WORK TO COMPLETE :: Search the material for "this" and show all lines that contain it.

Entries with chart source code
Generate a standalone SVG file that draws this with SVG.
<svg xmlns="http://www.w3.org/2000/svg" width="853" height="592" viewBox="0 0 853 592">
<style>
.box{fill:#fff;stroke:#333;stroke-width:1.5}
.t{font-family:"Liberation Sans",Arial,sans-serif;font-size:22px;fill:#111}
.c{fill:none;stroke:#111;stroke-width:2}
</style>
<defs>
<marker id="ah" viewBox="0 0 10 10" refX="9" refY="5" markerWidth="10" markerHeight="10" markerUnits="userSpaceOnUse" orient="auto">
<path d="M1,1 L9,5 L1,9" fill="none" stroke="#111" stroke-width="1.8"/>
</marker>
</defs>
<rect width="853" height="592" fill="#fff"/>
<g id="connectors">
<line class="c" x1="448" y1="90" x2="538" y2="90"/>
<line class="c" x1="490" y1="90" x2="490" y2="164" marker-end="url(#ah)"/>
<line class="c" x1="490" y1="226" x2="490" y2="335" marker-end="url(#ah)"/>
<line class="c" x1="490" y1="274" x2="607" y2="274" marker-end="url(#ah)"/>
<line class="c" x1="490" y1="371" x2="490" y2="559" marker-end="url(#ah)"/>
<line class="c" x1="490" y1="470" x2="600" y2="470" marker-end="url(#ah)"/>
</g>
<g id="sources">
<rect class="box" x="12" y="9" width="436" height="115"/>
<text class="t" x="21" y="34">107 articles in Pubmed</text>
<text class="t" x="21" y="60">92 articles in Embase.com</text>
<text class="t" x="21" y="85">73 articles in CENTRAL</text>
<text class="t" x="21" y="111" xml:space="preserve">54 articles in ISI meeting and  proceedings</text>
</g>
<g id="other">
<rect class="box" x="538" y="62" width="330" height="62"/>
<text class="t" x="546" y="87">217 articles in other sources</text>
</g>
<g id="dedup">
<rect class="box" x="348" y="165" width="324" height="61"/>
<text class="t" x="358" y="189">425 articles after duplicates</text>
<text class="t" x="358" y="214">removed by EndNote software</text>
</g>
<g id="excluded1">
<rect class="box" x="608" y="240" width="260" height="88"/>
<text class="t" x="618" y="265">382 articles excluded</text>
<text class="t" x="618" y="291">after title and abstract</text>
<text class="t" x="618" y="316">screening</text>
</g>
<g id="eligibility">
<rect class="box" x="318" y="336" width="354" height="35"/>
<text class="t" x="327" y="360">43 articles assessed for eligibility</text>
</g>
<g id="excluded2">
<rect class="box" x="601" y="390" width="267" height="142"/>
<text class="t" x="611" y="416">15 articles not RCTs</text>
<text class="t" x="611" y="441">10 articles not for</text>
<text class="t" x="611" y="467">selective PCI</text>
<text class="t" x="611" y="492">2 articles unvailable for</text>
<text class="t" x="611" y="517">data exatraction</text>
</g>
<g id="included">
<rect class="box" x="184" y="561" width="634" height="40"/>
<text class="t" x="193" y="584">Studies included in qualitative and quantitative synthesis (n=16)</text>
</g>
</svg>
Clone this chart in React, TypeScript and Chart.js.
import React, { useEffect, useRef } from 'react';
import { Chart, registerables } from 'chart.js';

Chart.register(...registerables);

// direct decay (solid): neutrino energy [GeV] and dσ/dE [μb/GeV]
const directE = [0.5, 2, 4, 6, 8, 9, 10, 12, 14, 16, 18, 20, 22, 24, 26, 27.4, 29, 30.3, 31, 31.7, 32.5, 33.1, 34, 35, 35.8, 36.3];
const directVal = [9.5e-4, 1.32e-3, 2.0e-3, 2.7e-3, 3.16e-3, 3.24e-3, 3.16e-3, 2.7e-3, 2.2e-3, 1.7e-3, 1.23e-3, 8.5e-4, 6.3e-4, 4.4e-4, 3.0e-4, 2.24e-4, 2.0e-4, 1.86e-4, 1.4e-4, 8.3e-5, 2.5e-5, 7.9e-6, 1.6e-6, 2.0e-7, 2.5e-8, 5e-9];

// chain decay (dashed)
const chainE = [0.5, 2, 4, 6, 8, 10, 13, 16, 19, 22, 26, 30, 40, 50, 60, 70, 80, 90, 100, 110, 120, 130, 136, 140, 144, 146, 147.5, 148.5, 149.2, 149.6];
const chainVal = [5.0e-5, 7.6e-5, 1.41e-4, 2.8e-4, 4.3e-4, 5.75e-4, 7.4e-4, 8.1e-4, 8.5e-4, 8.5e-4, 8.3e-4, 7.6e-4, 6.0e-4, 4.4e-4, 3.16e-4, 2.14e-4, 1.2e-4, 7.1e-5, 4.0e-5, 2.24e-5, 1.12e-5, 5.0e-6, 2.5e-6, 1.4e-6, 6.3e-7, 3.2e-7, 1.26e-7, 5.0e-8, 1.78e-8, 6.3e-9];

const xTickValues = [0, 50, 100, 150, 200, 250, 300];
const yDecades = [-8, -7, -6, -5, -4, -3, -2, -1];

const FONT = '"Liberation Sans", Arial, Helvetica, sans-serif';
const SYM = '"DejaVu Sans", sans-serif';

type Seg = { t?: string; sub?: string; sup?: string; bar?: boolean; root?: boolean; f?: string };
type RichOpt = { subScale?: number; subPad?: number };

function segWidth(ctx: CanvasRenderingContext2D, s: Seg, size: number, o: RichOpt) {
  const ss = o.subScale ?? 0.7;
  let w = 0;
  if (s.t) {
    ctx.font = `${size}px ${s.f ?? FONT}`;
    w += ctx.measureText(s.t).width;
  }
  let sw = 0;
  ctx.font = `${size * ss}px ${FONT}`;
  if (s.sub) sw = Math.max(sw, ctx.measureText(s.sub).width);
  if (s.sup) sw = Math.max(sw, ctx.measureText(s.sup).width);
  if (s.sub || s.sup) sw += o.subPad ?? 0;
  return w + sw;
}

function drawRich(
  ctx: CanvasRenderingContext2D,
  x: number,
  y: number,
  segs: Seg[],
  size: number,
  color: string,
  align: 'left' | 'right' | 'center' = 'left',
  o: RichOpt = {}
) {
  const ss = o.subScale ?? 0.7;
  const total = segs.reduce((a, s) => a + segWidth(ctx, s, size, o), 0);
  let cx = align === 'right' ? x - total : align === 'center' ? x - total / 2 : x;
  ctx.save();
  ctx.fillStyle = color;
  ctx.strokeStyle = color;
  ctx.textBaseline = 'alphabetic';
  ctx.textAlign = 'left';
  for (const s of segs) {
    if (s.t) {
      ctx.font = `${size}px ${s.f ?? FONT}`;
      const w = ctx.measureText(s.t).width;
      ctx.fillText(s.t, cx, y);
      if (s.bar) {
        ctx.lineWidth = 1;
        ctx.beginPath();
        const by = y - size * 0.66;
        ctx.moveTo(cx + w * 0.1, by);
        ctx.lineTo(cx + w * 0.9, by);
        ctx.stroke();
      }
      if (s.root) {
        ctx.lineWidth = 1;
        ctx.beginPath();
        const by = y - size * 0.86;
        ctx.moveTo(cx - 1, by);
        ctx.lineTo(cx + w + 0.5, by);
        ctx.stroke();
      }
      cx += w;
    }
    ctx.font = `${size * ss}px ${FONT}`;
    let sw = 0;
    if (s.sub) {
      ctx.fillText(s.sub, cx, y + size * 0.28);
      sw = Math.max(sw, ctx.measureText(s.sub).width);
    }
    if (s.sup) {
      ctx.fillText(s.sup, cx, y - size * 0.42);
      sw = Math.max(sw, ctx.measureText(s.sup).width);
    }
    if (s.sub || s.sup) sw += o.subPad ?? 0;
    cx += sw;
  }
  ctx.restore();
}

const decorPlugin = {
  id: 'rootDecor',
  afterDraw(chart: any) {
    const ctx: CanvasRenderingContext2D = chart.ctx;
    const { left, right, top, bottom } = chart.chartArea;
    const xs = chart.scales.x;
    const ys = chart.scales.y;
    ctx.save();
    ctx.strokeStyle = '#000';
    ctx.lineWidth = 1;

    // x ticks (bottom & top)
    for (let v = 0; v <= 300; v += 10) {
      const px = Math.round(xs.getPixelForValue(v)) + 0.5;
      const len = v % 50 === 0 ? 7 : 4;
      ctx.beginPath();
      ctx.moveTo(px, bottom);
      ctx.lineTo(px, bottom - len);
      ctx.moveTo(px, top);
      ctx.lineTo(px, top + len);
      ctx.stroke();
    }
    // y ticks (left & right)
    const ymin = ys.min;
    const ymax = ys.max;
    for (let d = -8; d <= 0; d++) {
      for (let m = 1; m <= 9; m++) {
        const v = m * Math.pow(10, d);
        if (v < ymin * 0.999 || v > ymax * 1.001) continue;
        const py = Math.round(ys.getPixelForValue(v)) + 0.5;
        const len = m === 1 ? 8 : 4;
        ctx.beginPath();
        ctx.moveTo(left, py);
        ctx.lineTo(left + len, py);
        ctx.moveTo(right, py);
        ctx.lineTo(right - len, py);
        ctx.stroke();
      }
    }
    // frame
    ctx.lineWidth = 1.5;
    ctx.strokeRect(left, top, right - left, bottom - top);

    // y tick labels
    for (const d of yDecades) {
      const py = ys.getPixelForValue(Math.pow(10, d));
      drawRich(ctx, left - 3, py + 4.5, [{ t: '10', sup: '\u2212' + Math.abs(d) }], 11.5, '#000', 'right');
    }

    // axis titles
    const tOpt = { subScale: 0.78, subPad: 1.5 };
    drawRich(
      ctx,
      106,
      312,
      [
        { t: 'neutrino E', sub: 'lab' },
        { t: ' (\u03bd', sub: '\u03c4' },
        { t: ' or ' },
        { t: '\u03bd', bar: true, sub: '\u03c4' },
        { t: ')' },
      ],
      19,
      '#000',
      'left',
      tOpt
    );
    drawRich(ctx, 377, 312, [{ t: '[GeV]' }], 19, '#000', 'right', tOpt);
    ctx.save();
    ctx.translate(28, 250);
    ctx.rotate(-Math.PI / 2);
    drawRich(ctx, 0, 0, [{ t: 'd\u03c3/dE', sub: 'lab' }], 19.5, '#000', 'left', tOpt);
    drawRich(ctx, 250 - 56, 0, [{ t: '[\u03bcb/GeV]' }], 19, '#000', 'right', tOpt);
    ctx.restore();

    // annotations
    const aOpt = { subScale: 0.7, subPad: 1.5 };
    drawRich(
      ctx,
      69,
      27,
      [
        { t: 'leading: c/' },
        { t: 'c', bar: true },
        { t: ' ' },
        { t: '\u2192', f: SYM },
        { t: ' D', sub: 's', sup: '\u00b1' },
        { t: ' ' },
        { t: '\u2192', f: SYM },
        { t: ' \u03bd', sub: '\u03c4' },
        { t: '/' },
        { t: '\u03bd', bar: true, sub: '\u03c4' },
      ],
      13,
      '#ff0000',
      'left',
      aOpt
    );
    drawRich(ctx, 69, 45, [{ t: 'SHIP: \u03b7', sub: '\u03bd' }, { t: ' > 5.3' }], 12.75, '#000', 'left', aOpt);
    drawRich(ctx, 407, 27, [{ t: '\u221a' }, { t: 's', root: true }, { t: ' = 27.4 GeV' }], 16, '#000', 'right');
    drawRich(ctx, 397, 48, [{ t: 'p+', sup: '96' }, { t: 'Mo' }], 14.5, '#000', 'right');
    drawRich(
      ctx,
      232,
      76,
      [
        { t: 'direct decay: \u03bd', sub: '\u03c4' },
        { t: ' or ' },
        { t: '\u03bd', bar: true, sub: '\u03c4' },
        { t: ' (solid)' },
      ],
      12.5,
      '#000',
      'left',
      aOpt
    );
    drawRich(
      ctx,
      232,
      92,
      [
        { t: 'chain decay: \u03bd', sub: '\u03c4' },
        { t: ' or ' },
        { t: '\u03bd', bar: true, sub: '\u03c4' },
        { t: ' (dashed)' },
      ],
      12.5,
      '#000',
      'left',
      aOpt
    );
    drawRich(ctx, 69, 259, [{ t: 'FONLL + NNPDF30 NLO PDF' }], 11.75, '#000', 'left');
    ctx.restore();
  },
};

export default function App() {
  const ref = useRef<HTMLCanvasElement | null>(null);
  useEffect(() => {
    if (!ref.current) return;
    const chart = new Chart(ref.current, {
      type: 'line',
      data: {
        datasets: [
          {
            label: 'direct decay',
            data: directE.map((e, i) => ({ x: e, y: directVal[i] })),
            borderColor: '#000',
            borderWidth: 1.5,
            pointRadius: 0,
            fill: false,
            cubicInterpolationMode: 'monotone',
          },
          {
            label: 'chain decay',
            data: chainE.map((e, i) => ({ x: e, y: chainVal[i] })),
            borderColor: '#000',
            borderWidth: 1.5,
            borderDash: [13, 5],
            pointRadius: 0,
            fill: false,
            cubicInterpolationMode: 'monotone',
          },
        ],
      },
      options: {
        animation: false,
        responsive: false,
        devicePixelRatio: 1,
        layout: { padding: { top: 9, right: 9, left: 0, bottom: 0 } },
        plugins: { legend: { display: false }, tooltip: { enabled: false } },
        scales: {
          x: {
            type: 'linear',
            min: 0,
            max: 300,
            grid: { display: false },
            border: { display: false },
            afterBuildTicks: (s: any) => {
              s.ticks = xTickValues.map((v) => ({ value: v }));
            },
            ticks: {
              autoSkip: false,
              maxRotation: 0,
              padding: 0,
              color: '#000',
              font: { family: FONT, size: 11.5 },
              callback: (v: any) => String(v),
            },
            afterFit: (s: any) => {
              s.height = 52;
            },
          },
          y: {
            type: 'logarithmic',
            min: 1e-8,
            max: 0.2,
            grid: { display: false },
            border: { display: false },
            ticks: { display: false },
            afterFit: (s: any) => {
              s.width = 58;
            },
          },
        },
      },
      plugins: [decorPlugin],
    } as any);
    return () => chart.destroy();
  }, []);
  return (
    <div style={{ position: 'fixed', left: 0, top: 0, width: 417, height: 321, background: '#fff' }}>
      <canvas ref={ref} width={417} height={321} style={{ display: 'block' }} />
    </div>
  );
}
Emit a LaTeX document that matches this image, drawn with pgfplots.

ANSWER ::
Generate a standalone SVG file that draws this with SVG.
Clone this chart in React, TypeScript and Chart.js.
Emit a LaTeX document that matches this image, drawn with pgfplots.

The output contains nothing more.